Ein Herumtaktieren ist aber für die Arbeiterbewegung als gesamtes keine Option zur Absicherung des Lebensstandards der Arbeiterbewegung. Mit dem Abgang Mitterlehners werden die Karten auf den Tisch gelegt: die Zeichen stehen auf Sturm, auf Angriff, auf den Abriss der sozialen und demokratischen Errungenschaften der Nachkriegsjahrzehnte, wie er in anderen Ländern Europas schon voranschreitet. Der Ausgang der kommenden Wahlen wird dabei nur das Tempo bestimmen; beschleunigen und bessere Bedingungen schaffen wird sich dieser Drang des Kapitals auf bessere Profitbedingungen abseits einer politischen Alternative aber jedenfalls. Die momentan herrschende rassistische Spaltung der Arbeiterklasse und der ekelhaft chauvinistische rot-weiss-rote Patriotismus ist dafür ein herrlicher Dämmstoff zur geräuscharmen Demolierung sozialer und demokratischer Rechte.

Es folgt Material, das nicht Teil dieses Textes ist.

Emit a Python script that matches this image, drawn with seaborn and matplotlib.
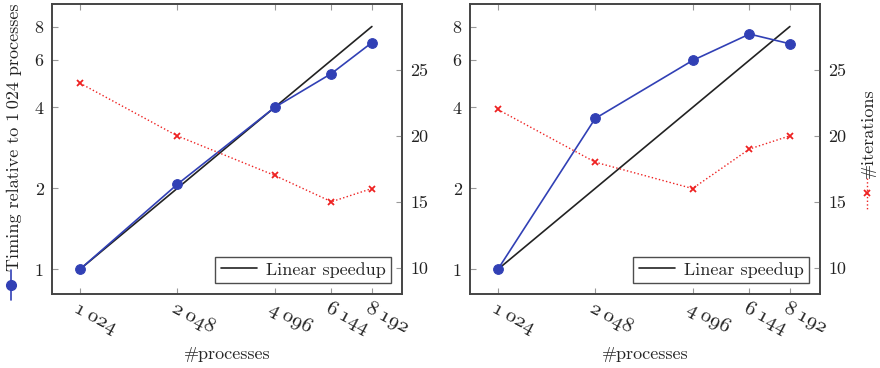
import numpy as np
import pandas as pd
import matplotlib
matplotlib.use("Agg")
import matplotlib.pyplot as plt
import matplotlib.transforms as mtransforms
from matplotlib.lines import Line2D
import seaborn as sns

# data
processes = [1024, 2048, 4096, 6144, 8192]
proc_labels = ["1\u2009024", "2\u2009048", "4\u2009096", "6\u2009144", "8\u2009192"]

timing_left = [1.0, 2.07, 4.0, 5.35, 6.97]
iters_left = [24, 20, 17, 15, 16]

timing_right = [1.0, 3.64, 5.98, 7.5, 6.9]
iters_right = [22, 18, 16, 19, 20]

linear = [p / 1024 for p in processes]

sns.set_style("ticks")
plt.rcParams["font.family"] = ["cmr10", "DejaVu Serif"]
plt.rcParams["mathtext.fontset"] = "cm"
plt.rcParams["axes.unicode_minus"] = False

BLUE = "#3140b5"
RED = "#ee2222"
FRAME = "#444444"

fig = plt.figure(figsize=(8.8, 3.68), dpi=100)
ax_l = fig.add_axes([52 / 880, 74 / 368, 350 / 880, 290 / 368])
ax_r = fig.add_axes([470 / 880, 74 / 368, 350 / 880, 290 / 368])


def panel(ax, timing, iters):
    df = pd.DataFrame({"p": processes, "t": timing, "it": iters, "lin": linear})
    sns.lineplot(data=df, x="p", y="lin", ax=ax, color="#222222", lw=1.2,
                 legend=False)
    sns.lineplot(data=df, x="p", y="t", ax=ax, color=BLUE, lw=1.2, marker="o",
                 markersize=7, markeredgecolor=BLUE, legend=False)
    ax.set_xscale("log", base=2)
    ax.set_yscale("log", base=2)
    ax.set_xlim(840, 10150)
    ax.set_ylim(0.81, 9.7)
    ax.set_xticks(processes)
    ax.set_xticks([], minor=True)
    ax.set_yticks([1, 2, 4, 6, 8])
    ax.set_yticks([], minor=True)
    ax.set_yticklabels(["1", "2", "4", "6", "8"], fontsize=13)
    ax.set_xticklabels(proc_labels, rotation=-28, ha="left", va="top",
                       rotation_mode="anchor", fontsize=15,
                       family=["cmmi10", "DejaVu Serif"])
    off = mtransforms.ScaledTranslation(-5 / 100, -1 / 100, fig.dpi_scale_trans)
    for lab in ax.get_xticklabels():
        lab.set_transform(lab.get_transform() + off)
    ax.set_xlabel("#processes", fontsize=13)
    ax.xaxis.set_label_coords(0.5, -0.18)
    ax.set_ylabel("")
    ax.tick_params(direction="in", top=True, length=4, color="#999999",
                   labelcolor="#222222")
    ax.tick_params(axis="y", pad=6)

    ax2 = ax.twinx()
    sns.lineplot(data=df, x="p", y="it", ax=ax2, color=RED, lw=1.0, ls=":",
                 marker="x", markersize=5, markeredgewidth=1.3,
                 markeredgecolor=RED, legend=False)
    ax2.set_ylim(8, 30)
    ax2.set_yticks([10, 15, 20, 25])
    ax2.set_yticklabels(["10", "15", "20", "25"], fontsize=13)
    ax2.set_ylabel("")
    ax2.tick_params(direction="in", length=4, color="#999999",
                    labelcolor="#222222", pad=6)
    for a in (ax, ax2):
        for s in a.spines.values():
            s.set_color(FRAME)
            s.set_linewidth(1.2)
    h = Line2D([], [], color="#222222", lw=1.2)
    leg = ax2.legend([h], ["Linear speedup"], loc="lower right", fontsize=13,
                     frameon=True, fancybox=False, handlelength=2.0,
                     handletextpad=0.5, borderpad=0.3, borderaxespad=0.6)
    leg.get_frame().set_edgecolor("#222222")
    leg.get_frame().set_linewidth(1.0)
    return ax2


panel(ax_l, timing_left, iters_left)
panel(ax_r, timing_right, iters_right)

# y labels with pgfplots-style legend images
fig.text(14 / 880, 1 - 137 / 368, "Timing relative to 1\u2009024 processes",
         rotation=90, ha="center", va="center", fontsize=13, color="#222222")
fig.add_artist(Line2D([11 / 880, 11 / 880], [1 - 270 / 368, 1 - 300 / 368],
                      transform=fig.transFigure, color=BLUE, lw=1.2))
fig.add_artist(Line2D([11 / 880], [1 - 285 / 368], transform=fig.transFigure,
                      color=BLUE, marker="o", markersize=7))

fig.text(868 / 880, 1 - 133 / 368, "#iterations", rotation=90, ha="center",
         va="center", fontsize=13, color="#222222")
fig.add_artist(Line2D([867 / 880, 867 / 880], [1 - 178 / 368, 1 - 210 / 368],
                      transform=fig.transFigure, color=RED, lw=1.0, ls=":"))
fig.add_artist(Line2D([867 / 880], [1 - 193 / 368], transform=fig.transFigure,
                      color=RED, marker="x", markersize=5, markeredgewidth=1.3))

fig.savefig("out.png", dpi=100)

Die Arbeiterbewegung hat eine sehr einfache und effiziente Möglichkeit die Verschlechterung unseres Lebens zu stoppen und umzukehren: „Nein!“ zu sagen. An jedem Neuanfang steht ein mutiges Nein zu weiteren Verschlechterungen. Die Führung der Gewerkschaftsbewegung hat dabei den Schlüssel in der Hand: Zentraler Angriffspunkt ist im Moment die Diskussion um den Lohnraub der Arbeitszeitflexibilisierungen und die Verschlechterungen des Arbeitsschutzes. Die Gewerkschaftsbewegung muss, statt politisch taktierend die Farce der „sozialpartnerschaftlichen Verhandlungen“ weiter aufrecht zu erhalten, entschlossenen Widerstand in den Betrieben organisieren und politisch verallgemeinern. Nur so kann es nach Jahren der erfolgreichen Paralysierung und Spaltung der Arbeiterklasse zu einer Solidarisierung kommen und der mutige gemeinsame Kampf gegen die Zumutungen des Kapitals geführt werden.